А в Ставрополе, как и в винном Кишиневе, те, кому в будущем предстояло выйти на мировую сцену, были заняты своими делами. Тогда они выглядели малозначительными, но теперь они предстают в ином свете.
В это время завязывается узел, в котором причудливо переплетается деятельность трех совершенно разных людей, оказавших огромное влияние на судьбу начинающего делать карьеру партаппаратчика из Ставрополья. На политическую арену выступает тот, кто станет провозвестником его программы реформ, бросивший вызов другому реформатору, пытающемуся преодолеть сопротивление всячески мешающего ему партаппарата, куда уже прочно врос будущий ментор ставропольца, который станет гонителем провозвестника реформ.
В один из этих дней Хрущев получает письмо, в котором содержались убедительные доводы против испытаний в атмосфере водородной бомбы, грозивших заражением атмосферы и непоправимыми последствиями для человечества. Под письмом стояла подпись — Андрей Сахаров. Ставший в 32 года самым молодым членом Академии Наук ученый был одним из создателей той бомбы, против испытания которой он сейчас выступал. Это был авторитетный голос. И именно поэтому он и вызвал гнев Хрущева.
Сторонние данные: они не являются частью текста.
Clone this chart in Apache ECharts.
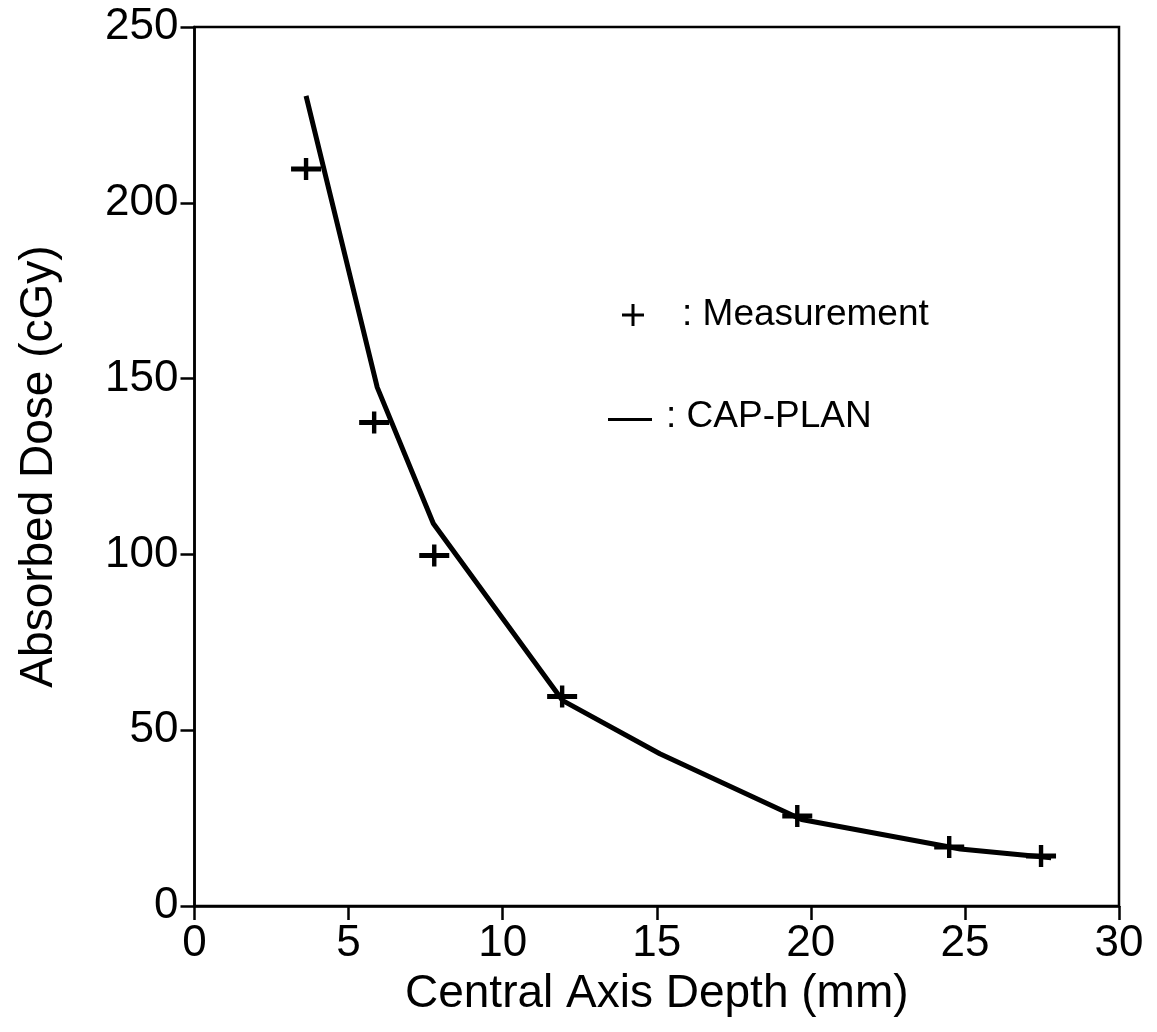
<!DOCTYPE html>
<html>
<head>
<meta charset="utf-8">
<script src="https://cdn.jsdelivr.net/npm/echarts@6/dist/echarts.min.js"></script>
<style>
html,body{margin:0;padding:0;background:#fff;}
#chart{width:1157px;height:1032px;}
</style>
</head>
<body>
<div id="chart"></div>
<script>
// Measurement points (+)
const measDepth = [3.62, 5.83, 7.78, 11.93, 19.56, 24.49, 27.47];
const measDose  = [209.6, 137.5, 99.7, 59.6, 25.6, 16.8, 14.2];
// CAP-PLAN calculated curve (—)
const planDepth = [3.62, 5.93, 7.75, 11.95, 15.1, 19.7, 24.85, 27.8];
const planDose  = [230.4, 147.5, 108.8, 58.4, 43.3, 24.6, 16.2, 13.7];
// Axis ticks
const xTicks = [0, 5, 10, 15, 20, 25, 30];
const yTicks = [0, 50, 100, 150, 200, 250];

const FONT = '"Liberation Sans", Arial, Helvetica, sans-serif';
const plusPath = 'path://M0,8.5 L30,8.5 L30,13.5 L0,13.5 Z M12.8,0 L17.2,0 L17.2,22 L12.8,22 Z';

const chart = echarts.init(document.getElementById('chart'));
chart.setOption({
  backgroundColor: '#ffffff',
  animation: false,
  grid: {
    left: 194.5, right: 38, top: 27, bottom: 126,
    show: true, borderColor: '#000', borderWidth: 2.5, backgroundColor: 'transparent'
  },
  xAxis: {
    type: 'value',
    min: xTicks[0], max: xTicks[xTicks.length - 1], interval: 5,
    name: 'Central Axis Depth (mm)',
    nameLocation: 'middle', nameGap: 55,
    nameTextStyle: { fontFamily: FONT, fontSize: 46, color: '#000' },
    axisLine: { show: true, lineStyle: { color: '#000', width: 2.5 } },
    axisTick: { show: true, inside: false, length: 14, lineStyle: { color: '#000', width: 2.5 } },
    axisLabel: { fontFamily: FONT, fontSize: 44, color: '#000', margin: 16,
      formatter: v => xTicks.includes(v) ? String(v) : '' },
    splitLine: { show: false }
  },
  yAxis: {
    type: 'value',
    min: yTicks[0], max: yTicks[yTicks.length - 1], interval: 50,
    name: 'Absorbed Dose (cGy)',
    nameLocation: 'middle', nameGap: 132, nameRotate: 90,
    nameTextStyle: { fontFamily: FONT, fontSize: 46, color: '#000' },
    axisLine: { show: true, lineStyle: { color: '#000', width: 2.5 } },
    axisTick: { show: true, inside: false, length: 14, lineStyle: { color: '#000', width: 2.5 } },
    axisLabel: { fontFamily: FONT, fontSize: 44, color: '#000', margin: 16,
      formatter: v => yTicks.includes(v) ? String(v) : '' },
    splitLine: { show: false }
  },
  series: [
    {
      name: 'CAP-PLAN',
      type: 'line',
      data: planDepth.map((x, i) => [x, planDose[i]]),
      showSymbol: false,
      symbol: 'none',
      lineStyle: { color: '#000', width: 5 },
      z: 2
    },
    {
      name: 'Measurement',
      type: 'scatter',
      data: measDepth.map((x, i) => [x, measDose[i]]),
      symbol: plusPath,
      symbolSize: [30, 22],
      itemStyle: { color: '#000', opacity: 1 },
      z: 3
    }
  ],
  graphic: [
    { type: 'rect', shape: { x: 622, y: 313.5, width: 22, height: 3 }, style: { fill: '#000' } },
    { type: 'rect', shape: { x: 631.5, y: 304, width: 3, height: 22 }, style: { fill: '#000' } },
    { type: 'text', left: 682, top: 296,
      style: { text: ': Measurement', font: '37px ' + FONT, fill: '#000' } },
    { type: 'rect', shape: { x: 608, y: 418, width: 44, height: 3 },
      style: { fill: '#000' } },
    { type: 'text', left: 666, top: 398,
      style: { text: ': CAP-PLAN', font: '37px ' + FONT, fill: '#000' } }
  ]
});
</script>
</body>
</html>
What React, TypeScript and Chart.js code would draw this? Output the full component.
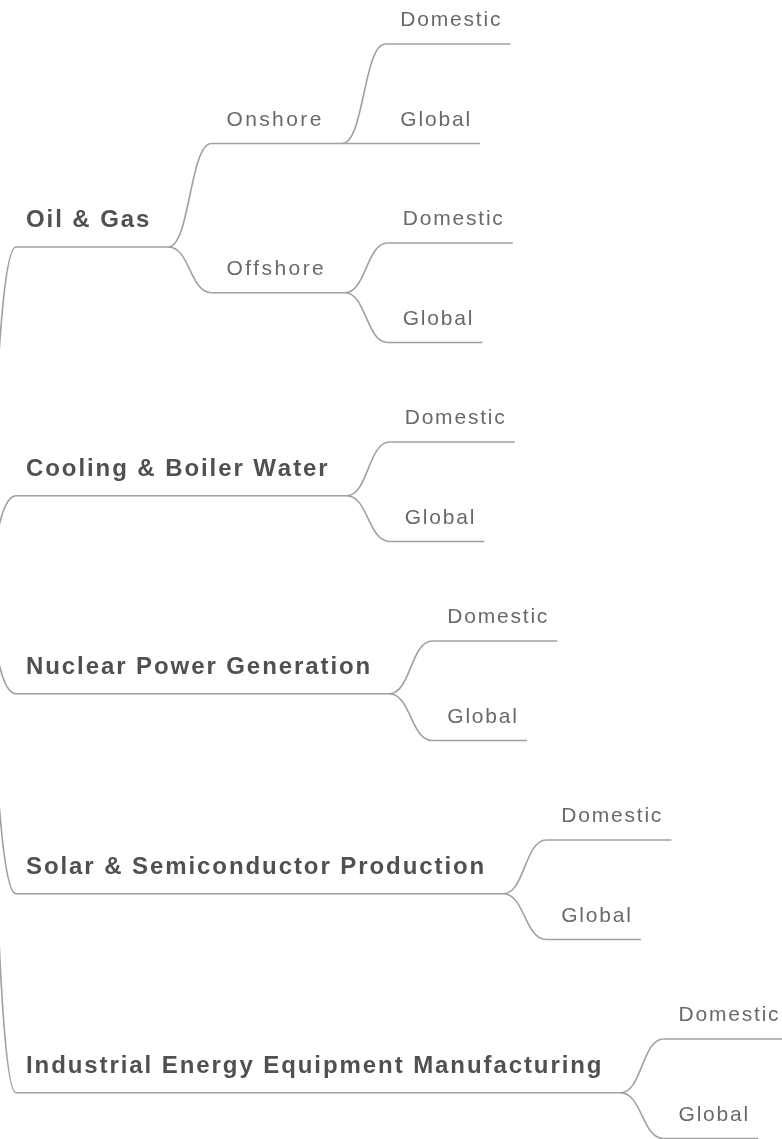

Нельзя сказать, что правитель не понимал мотивов академика. В своих мемуарах он назовет его „человеком кристальной чистой морали”. Но тогда для него главными были не интересы человечества, а политические интересы. Глава партии отвергает протест ученого. И Сахаров, может быть, впервые в жизни испытывает чувство полнейшей беспомощности. „Это навсегда осталось в моей памяти”, — напишет он позднее. Но это же заставило его оторваться от расчетов и формул и подвергнуть общественную жизнь, политическую структуру страны такому же всестороннему анализу, который был свойствен его научным работам. Академик вступает на путь политической борьбы.
Хрущев не понимает, что борьба, начатая ученым, — это и его борьба, если он серьезен в своих намерениях и действительно хочет ослабить „мертвой хваткой” вцепившийся в горло страны партаппарат. Союзника в Сахарове он не видит. Это хорошо поймет Андропов, увидевший в академике своего главного противника, которого его выдвиженец попытается сделать своим союзником.
Каждый партаппаратчик, какую бы должность он ни занимал, обязательно устанавливает связи с теми, кто может быть ему полезен и кому он может оказаться полезен. Без этого не только не продвинуться вперед, но на занимаемом посту не удержаться. Это непреложный закон.
То, что для тех, кто вывязывал нить связей в Кишиневе и в Ставрополе, это завершится Кремлем, в то время никто предсказать не мог. Заранее ничего не было предопределено. Никакого детерминизма. Никакого влияния марксистских экономических законов. Для тех, кто считает, что мелких дел в жизни нет, это могло бы служить хорошей иллюстрацией. Но, с другой стороны, кого бы заинтересовали мелкие дела партийных чиновников в Кишиневе и в Ставрополе, если бы они не оказались в Кремле?
Кому сейчас было бы интересно, что в начале 60-х годов у какого-то комсомольского секретаря в каком-то провинциальном городе установились хорошие отношения с партийным руководителем края? А вот выясняется, что не будь этих связей и не будь первым секретарем крайкома Федор Кулаков, никто никогда мог бы и не узнать имени Горбачева.